The lines to extract run from the first line of the material below to the line containing "const tickLabels = [0, 50, 100, 150, 200, 250];", both included; leave the pictures behind.
....
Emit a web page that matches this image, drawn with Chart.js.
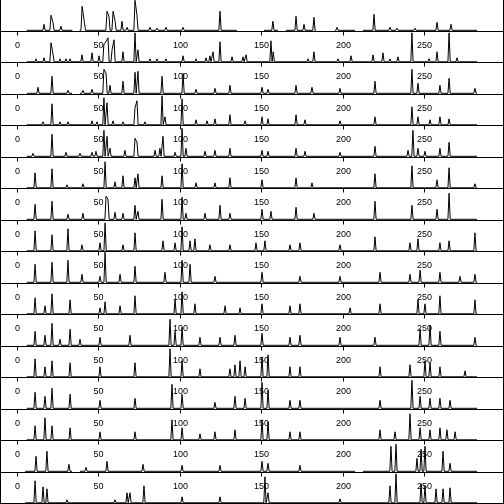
<!DOCTYPE html>
<html><head><meta charset="utf-8">
<script src="https://cdn.jsdelivr.net/npm/chart.js@4/dist/chart.umd.min.js"></script>
<style>html,body{margin:0;padding:0;background:#fff}canvas{display:block}</style>
</head><body>
<canvas id="c" width="504" height="504"></canvas>
<script>
// x-axis tick labels
const tickLabels = [0, 50, 100, 150, 200, 250];

// Each trace: runs = continuous stretches [from, to]; peaks = [position, height]
const runs01 = [[6,34],[38.5,135],[151.7,160.3],[165.2,183.7],[195.3,207.6],[212.5,282.6]];
const peaks01 = [[16.6,6],[20.9,15],[22.1,8],[27,4],[40,24],[41.4,8],[55.3,19],[56.5,14],[59,19],[60.2,10],[64.5,9],[67.6,3],[72.5,30],[73.7,15],[81.7,3],[86,2],[91.5,3],[102,3],[124.7,19],[157.2,9],[171.4,14],[176.3,6],[182.4,13],[196.6,3],[219.3,16],[229.1,3],[233.4,2],[244.5,2],[258,8],[266.6,6]];

const runs02 = [[6,282.6]];
const peaks02 = [[11.7,3],[16.6,4],[20.9,19],[22.1,8],[26.4,3],[30.1,3],[32.6,3],[39.9,7],[46.1,9],[50.4,6],[53.4,18],[54.7,20],[55.9,24],[58.4,12],[59.6,22],[65.1,10],[72.5,29],[74.3,12],[81.7,3],[86,3],[91.5,3],[102,6],[110,3],[116.1,4],[118.5,6],[120.4,10],[124.7,20],[132.1,5],[138.8,5],[140.7,7],[156,21],[157.4,10],[178.8,3],[182.4,10],[197.2,3],[205.2,6],[218.7,7],[224.8,9],[229.1,3],[234,5],[242.6,29],[253.1,3],[258,10],[265.4,29],[270.3,4]];

const runs03 = [[6,33.8],[38.7,282.6]];
const peaks03 = [[12.9,6],[21.5,17],[31.3,3],[40.5,3],[46.1,4],[53.4,24],[54.7,20],[57.1,8],[65.1,12],[72.5,21],[74.3,22],[89.1,17],[102,20],[110,4],[121.6,5],[130.8,8],[150.5,6],[154.2,4],[171.4,8],[181.2,6],[198.4,5],[219.9,12],[242.6,24],[246.3,10],[259.8,8],[265.4,15],[281.3,5]];

const runs04 = [[6,282.6]];
const peaks04 = [[16,3],[21.5,21],[26.4,3],[31.3,3],[46.1,4],[49.1,3],[53.4,27],[55.3,22],[59,4],[65.1,3],[72.5,17],[73.7,24],[78.6,3],[89.1,29],[90.9,8],[101.4,26],[110,5],[116.7,4],[121.6,6],[130.8,10],[140.1,4],[150.5,8],[154.2,6],[171.4,10],[176.9,5],[198.4,4],[219.9,8],[242.6,18],[246.3,8],[253.7,5],[259.8,8],[265.4,6]];

const runs05 = [[6,282.6]];
const peaks05 = [[9.8,3],[21.5,22],[30.1,4],[38.7,3],[46.1,4],[48.5,5],[53.4,26],[55.3,20],[57.1,8],[66.3,6],[72.5,18],[73.7,14],[84.8,6],[87.8,8],[89.7,20],[97.1,4],[101.4,28],[103.8,8],[115.5,5],[121.6,6],[130.8,8],[150.5,6],[154.2,5],[171.4,8],[176.9,5],[198.4,4],[219.9,10],[240.2,6],[243.2,26],[246.3,8],[250.6,5],[259.8,8],[265.4,14]];

const runs06 = [[6,282.6]];
const peaks06 = [[11.1,15],[21.5,19],[30.7,3],[40.5,4],[54.1,26],[60.2,6],[65.1,12],[72.5,10],[74.3,14],[89.1,12],[101.4,24],[110,5],[121.6,5],[130.8,10],[150.5,8],[171.4,10],[181.2,5],[219.9,14],[242.6,22],[258,8],[265.4,20],[281.3,4]];

const runs07 = [[6,282.6]];
const peaks07 = [[11.1,15],[21.5,18],[31.3,5],[40.5,6],[54.7,23],[55.9,20],[60.2,7],[65.1,6],[72.5,14],[74.3,8],[89.1,20],[101.4,22],[103.8,6],[115.5,6],[124.7,14],[130.8,6],[150.5,10],[156,8],[171.4,12],[182.4,6],[219.9,18],[242.6,14],[258,10],[265.4,26]];

const runs08 = [[6,282.6]];
const peaks08 = [[11.1,20],[21.5,16],[31.3,22],[39.9,6],[51,8],[54.1,28],[65.1,6],[72.5,18],[89.7,10],[97.1,8],[101.4,24],[106.3,10],[109.3,12],[118.5,6],[130.8,6],[146.8,8],[152.3,10],[167.7,6],[173.8,8],[198.4,6],[219.9,14],[241.4,8],[246.3,12],[259.8,8],[265.4,10],[281.3,18]];

const runs09 = [[6,282.6]];
const peaks09 = [[11.1,18],[21.5,20],[31.3,22],[39.9,8],[51,6],[54.1,30],[63.3,8],[72.5,16],[90.9,10],[101.4,22],[106.3,18],[121.6,6],[150.5,10],[173.8,6],[198.4,6],[223,10],[241.4,8],[247.6,12],[259.8,10],[272.1,6],[281.3,8]];

const runs10 = [[6,282.6]];
const peaks10 = [[11.1,16],[17.2,8],[21.5,20],[32.6,14],[51,6],[54.1,12],[63.3,8],[72.5,18],[97.1,14],[101.4,22],[109.3,10],[127.8,8],[137,6],[150.5,10],[167.7,8],[173.8,10],[204.6,6],[223,10],[246.3,14],[250.6,10],[259.8,18],[281.3,14]];

const runs11 = [[6,282.6]];
const peaks11 = [[11.1,14],[17.2,10],[21.5,22],[26.4,6],[32.6,16],[38.7,6],[51,8],[69.4,10],[94,26],[97.1,14],[101.4,18],[112.4,8],[124.7,8],[133.9,10],[150.5,12],[167.7,8],[173.8,10],[198.4,8],[219.9,8],[247.6,16],[253.7,20],[259.8,14],[281.3,8]];

const runs12 = [[6,282.6]];
const peaks12 = [[11.1,18],[17.2,10],[21.5,16],[32.6,14],[51,10],[72.5,14],[94,28],[101.4,16],[112.4,8],[130.8,8],[133.9,12],[137,16],[140.1,10],[150.5,20],[154.2,22],[167.7,10],[173.8,10],[223,10],[241.4,12],[250.6,16],[253.7,14],[259.8,10],[275.2,6]];

const runs13 = [[6,282.6]];
const peaks13 = [[11.1,16],[17.2,12],[21.5,20],[32.6,14],[51,8],[72.5,10],[95.2,24],[101.4,14],[121.6,6],[133.9,12],[140.1,10],[150.5,26],[154.2,18],[167.7,8],[173.8,8],[223,8],[242.6,28],[247.6,12],[253.7,10],[259.8,10],[266,8]];

const runs14 = [[6,282.6]];
const peaks14 = [[11.1,14],[17.2,22],[21.5,14],[32.6,12],[51,8],[72.5,8],[95.2,20],[101.4,12],[112.4,6],[121.6,8],[133.9,10],[150.5,20],[154.2,18],[167.7,8],[173.8,8],[223,10],[232.2,8],[241.4,26],[247.6,12],[253.7,10],[259.8,12],[264.1,10],[269.1,8]];

const runs15 = [[5,33.8],[38.7,207.6],[212.5,282.6]];
const peaks15 = [[11.7,15],[18.4,20],[31.9,7],[42.4,4],[55.3,10],[77.4,7],[101.4,6],[124.7,6],[150.5,10],[154.2,8],[173.8,6],[229.7,25],[232.8,27],[245.7,13],[248.2,22],[250.6,25],[261.7,20],[266,8]];

const runs16 = [[5,282.6]];
const peaks16 = [[11.1,22],[16,16],[18.4,14],[30.7,3],[60.2,3],[67.6,10],[69.4,10],[78,17],[101.4,6],[124.7,6],[152.3,26],[154.2,10],[198.4,4],[229.1,17],[232.8,29],[248.2,19],[250.6,17],[257.4,14],[261.7,14],[266,15]];

const allRuns = [runs01,runs02,runs03,runs04,runs05,runs06,runs07,runs08,runs09,runs10,runs11,runs12,runs13,runs14,runs15,runs16];
const allPeaks = [peaks01,peaks02,peaks03,peaks04,peaks05,peaks06,peaks07,peaks08,peaks09,peaks10,peaks11,peaks12,peaks13,peaks14,peaks15,peaks16];

const ROWS = 16, ROW_H = 31.5, TOTAL = ROWS * ROW_H;
const HALF = 0.7; // spike half-width (x units)

function buildTrace(runs, peaks, r) {
  const base = TOTAL - ROW_H * (r + 1) + 1.2;
  const pts = [];
  runs.forEach(([a, b]) => {
    const inside = peaks.filter(p => p[0] >= a && p[0] <= b).sort((p, q) => p[0] - q[0]);
    pts.push({x: a, y: base});
    inside.forEach(([x, h], i) => {
      const prev = inside[i - 1], next = inside[i + 1];
      if (!prev || x - prev[0] > 2 * HALF) pts.push({x: Math.max(a, x - HALF), y: base});
      pts.push({x: x, y: base + h});
      if (!next || next[0] - x > 2 * HALF) pts.push({x: Math.min(b, x + HALF), y: base});
    });
    pts.push({x: b, y: base});
    pts.push({x: b + 0.05, y: null});
  });
  return pts;
}

const datasets = allRuns.map((runs, r) => ({
  data: buildTrace(runs, allPeaks[r], r),
  borderColor: '#000', borderWidth: 1, pointRadius: 0, tension: 0,
  fill: false, spanGaps: false, clip: false
}));

const framePlugin = {
  id: 'frame',
  beforeDatasetsDraw(chart) {
    const ctx = chart.ctx, xs = chart.scales.x, ys = chart.scales.y;
    ctx.save();
    ctx.strokeStyle = '#000'; ctx.lineWidth = 1;
    ctx.fillStyle = '#000';
    ctx.font = '9px "Liberation Sans", Arial, sans-serif';
    ctx.textAlign = 'center'; ctx.textBaseline = 'middle';
    for (let r = 0; r < ROWS; r++) {
      const yv = TOTAL - ROW_H * (r + 1);
      const yp = Math.round(ys.getPixelForValue(yv)) - 0.5;
      ctx.beginPath(); ctx.moveTo(0, yp); ctx.lineTo(chart.width, yp); ctx.stroke();
      tickLabels.forEach(t => {
        const xp = Math.round(xs.getPixelForValue(t)) + 0.5;
        ctx.beginPath(); ctx.moveTo(xp, yp); ctx.lineTo(xp, yp + 4); ctx.stroke();
        ctx.fillText(String(t), xp, yp + 14);
      });
    }
    ctx.beginPath(); ctx.moveTo(0.5, 0); ctx.lineTo(0.5, chart.height);
    ctx.moveTo(chart.width - 0.5, 0); ctx.lineTo(chart.width - 0.5, chart.height); ctx.stroke();
    ctx.restore();
  }
};

new Chart(document.getElementById('c'), {
  type: 'line',
  data: {datasets},
  options: {
    responsive: false, animation: false, parsing: true,
    layout: {padding: 0},
    plugins: {legend: {display: false}, tooltip: {enabled: false}},
    scales: {
      x: {type: 'linear', min: -10.44, max: 299.14, display: false},
      y: {type: 'linear', min: 0, max: TOTAL, display: false}
    }
  },
  plugins: [framePlugin]
});
</script>
</body></html>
....
In response:
Emit a web page that matches this image, drawn with Chart.js.
<!DOCTYPE html>
<html><head><meta charset="utf-8">
<script src="https://cdn.jsdelivr.net/npm/chart.js@4/dist/chart.umd.min.js"></script>
<style>html,body{margin:0;padding:0;background:#fff}canvas{display:block}</style>
</head><body>
<canvas id="c" width="504" height="504"></canvas>
<script>
// x-axis tick labels
const tickLabels = [0, 50, 100, 150, 200, 250];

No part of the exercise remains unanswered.